45 degrees at germination depth in the regular bed.

48 degrees under the cold frame. This is good to know, and may be important in a couple weeks. Important to note, however, this only increases daytime temps when there is some sunshine. At night, the cold frame has very little insulation capacity. It may prevent seedlings from freezing if we get an unexpected frost. Otherwise, from experiments we did last year, it doesn’t really seem to accelerate soil temperatures all that much.

Tomatoes are getting too big for their boots, time to pot them up.

Also time to start the cucurbits. These are some of my favorite plants, and we have had great luck with winter squash and pumpkin especially.

It is a little frustrating, however, that the seed packets come with 20-30 seeds, but I only want 1-2 plants of each variety. When I start the seeds, if there is a seed left in the packet, I want to put it in the ground, doggone it!

We took the tray of bok choy out and planted it. 20 plants. They are a little leggy because of insufficient grow lighting right at the start. We’ll fix that next year. Also, separating the crowded plants was a bit of a hassle. The leaves stick to each other, it turns out, and it’s easy to rip a leaf off, or even break a stem, with overly aggressive handling.

Under the cold frame, for now.

Then we planted about half of the brussells sprouts, 10 plants. That’s all that will fit under the cold frame.
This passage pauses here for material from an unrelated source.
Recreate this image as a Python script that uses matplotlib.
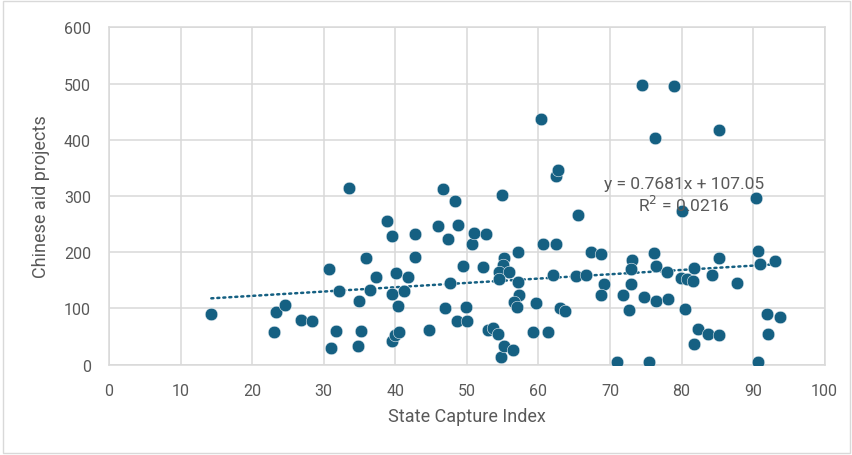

Making gardening decisions based on limited planting or seeding space is just a reality for where we are right now. Someday, God willing, we will have a greenhouse and potting shed, and it will be glorious.

That wheat stand is starting to take off. I need to get 12 more t-posts to place along both sides at 10′ intervals so when the wheat gets top-heavy I can trellis it up.

Taters in the muck bed! Remember, about two months ago we covered this bed with a dozen or so wheelbarrow loads of muck from the steers?

Now we are planting yukon gold and german butterball potatoes into it.

Notice that what was 12-18 inches of muck in January, is now just a few inches in March, and underneath that is the blackest, moistest, crumbliest loam imaginable, courtesy of our good friends, the earth worms.

None of the December planted potatoes have showed their sprouts yet, and I wouldn’t expect them too. That experiment won’t really show results until harvest time.
If only I had time to putter around here all day.